Being a Kurd, she knows well the experience of her people’s suffering in the region.
Now that Kurdish forces have been forced out of oil-producing northern cities, Nujin sees the danger posed by the new Turkish-backed regime.
“We know these people who have now come to power. We know the countries and authorities that support them, and they are not exactly pro-Kurdish. They don’t really love us. That’s our biggest concern right now.”
There is also the fear of a potential IS regrouping if Syria’s new leaders fail to bring stability to the country.
There are constant calls to families still living in Kurdish areas.
“They’re worried and worried about the future, like all of us,” Nujin says.
“We never stop calling and we always worry when they don’t pick up after the first call. There’s a lot of uncertainty about what’s next.”
Uncertainty is heightened by changes in asylum policy in Europe.

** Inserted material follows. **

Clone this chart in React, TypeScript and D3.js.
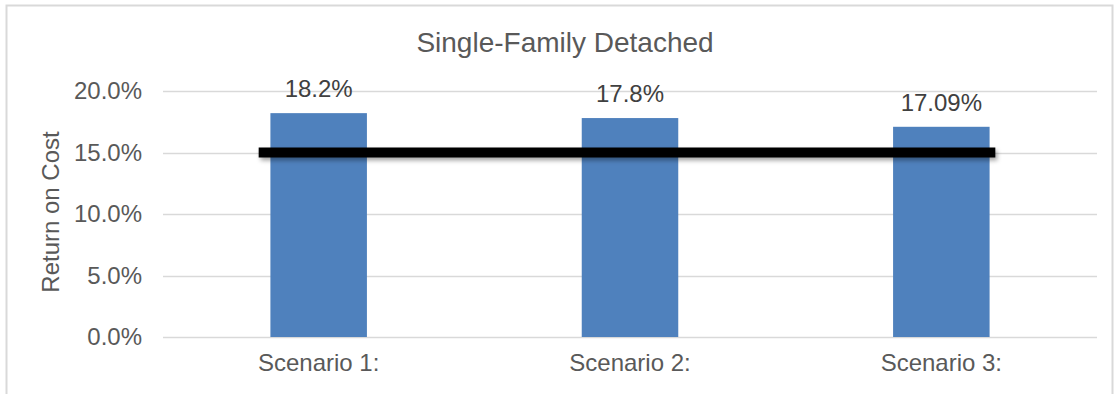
import { useEffect, useRef } from 'react';
import * as d3 from 'd3';

const categories = ['Scenario 1:', 'Scenario 2:', 'Scenario 3:'];
const returnOnCost = [18.2, 17.8, 17.09];
const valueLabels = ['18.2%', '17.8%', '17.09%'];
const yTicks = [0, 5, 10, 15, 20];
const target = 15;

const App = () => {
  const svgRef = useRef<SVGSVGElement>(null);

  useEffect(() => {
    const svg = d3.select(svgRef.current);
    const width = 1119;
    const height = 394;
    const font = '"Liberation Sans", Arial, sans-serif';
    const margin = { top: 91, right: 22, bottom: 57, left: 163 };

    svg.selectAll('*').remove();

    // chart frame
    svg.append('rect')
      .attr('x', 6.5)
      .attr('y', 5.5)
      .attr('width', 1106)
      .attr('height', 400)
      .attr('fill', '#fff')
      .attr('stroke', '#d9d9d9')
      .attr('stroke-width', 2);

    const defs = svg.append('defs');
    const shadow = defs.append('filter')
      .attr('id', 'shadow')
      .attr('x', '-5%').attr('y', '-100%')
      .attr('width', '110%').attr('height', '400%');
    shadow.append('feDropShadow')
      .attr('dx', 2).attr('dy', 3)
      .attr('stdDeviation', 2)
      .attr('flood-color', '#000')
      .attr('flood-opacity', 0.35);

    svg.append('text')
      .attr('x', 565)
      .attr('y', 52)
      .attr('text-anchor', 'middle')
      .style('font-family', font)
      .style('font-size', '28px')
      .style('fill', '#595959')
      .text('Single-Family Detached');

    const x = d3.scaleBand()
      .domain(categories)
      .range([margin.left, width - margin.right])
      .paddingInner(0.69)
      .paddingOuter(0.345);

    const y = d3.scaleLinear()
      .domain([0, 20])
      .range([height - margin.bottom, margin.top]);

    // gridlines
    svg.append('g')
      .selectAll('line')
      .data(yTicks)
      .join('line')
      .attr('x1', margin.left)
      .attr('x2', width - margin.right)
      .attr('y1', d => Math.round(y(d)) + 0.5)
      .attr('y2', d => Math.round(y(d)) + 0.5)
      .attr('stroke', '#d9d9d9')
      .attr('stroke-width', 1.3);

    const yAxis = svg.append('g')
      .attr('transform', `translate(${margin.left},0)`)
      .call(d3.axisLeft(y).tickValues(yTicks).tickSize(0).tickPadding(21).tickFormat(d => `${(+d).toFixed(1)}%`));
    yAxis.select('.domain').remove();
    yAxis.selectAll('text')
      .style('font-family', font)
      .style('font-size', '24px')
      .style('fill', '#595959');

    svg.append('text')
      .attr('transform', `translate(59,212) rotate(-90)`)
      .attr('text-anchor', 'middle')
      .style('font-family', font)
      .style('font-size', '24px')
      .style('fill', '#595959')
      .text('Return on Cost');

    svg.append('g')
      .selectAll('rect')
      .data(returnOnCost)
      .join('rect')
      .attr('x', (d, i) => x(categories[i]))
      .attr('y', d => y(d))
      .attr('width', x.bandwidth())
      .attr('height', d => y(0) - y(d))
      .attr('fill', '#4f81bd');

    svg.append('g')
      .selectAll('text')
      .data(returnOnCost)
      .join('text')
      .attr('x', (d, i) => x(categories[i]) + x.bandwidth() / 2)
      .attr('y', d => y(d) - 16)
      .attr('text-anchor', 'middle')
      .style('font-family', font)
      .style('font-size', '24px')
      .style('fill', '#404040')
      .text((d, i) => valueLabels[i]);

    const xAxis = svg.append('g')
      .attr('transform', `translate(0,${height - margin.bottom})`)
      .call(d3.axisBottom(x).tickSize(0).tickPadding(17));
    xAxis.select('.domain').remove();
    xAxis.selectAll('text')
      .style('font-family', font)
      .style('font-size', '24px')
      .style('fill', '#595959');

    // target line
    const first = x(categories[0]) + x.bandwidth() / 2;
    const last = x(categories[categories.length - 1]) + x.bandwidth() / 2;
    svg.append('rect')
      .attr('x', first - 60)
      .attr('width', last + 54 - (first - 60))
      .attr('y', y(target) - 5)
      .attr('height', 10)
      .attr('fill', '#000')
      .attr('filter', 'url(#shadow)');
  }, []);

  return (
    <svg ref={svgRef} width="1119" height="394" style={{ position: 'absolute', left: 0, top: 0, background: '#fff' }}></svg>
  );
};

export default App;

However, this is a young woman whose life experiences – the experience of being severely disabled from birth, witnessing the horrors of war, traveling across the Middle East and Europe to safety – have created a capacity for hope.
In the last ten years that I have known her, she has not dimmed. The fall of Assad only deepened her faith in Syria and its people.
“There are a lot of people who are waiting for Syria to fall into some kind of abyss,” she says.
“We are not people who hate, envy or want to destroy each other. We are a people raised to fear each other. But by default we love and accept ourselves as we are.’
“We can and will become a better nation—a nation of love, acceptance and peace, not a nation of chaos, fear and destruction.”
There are many hearts in Syria and beyond that will hope she is right.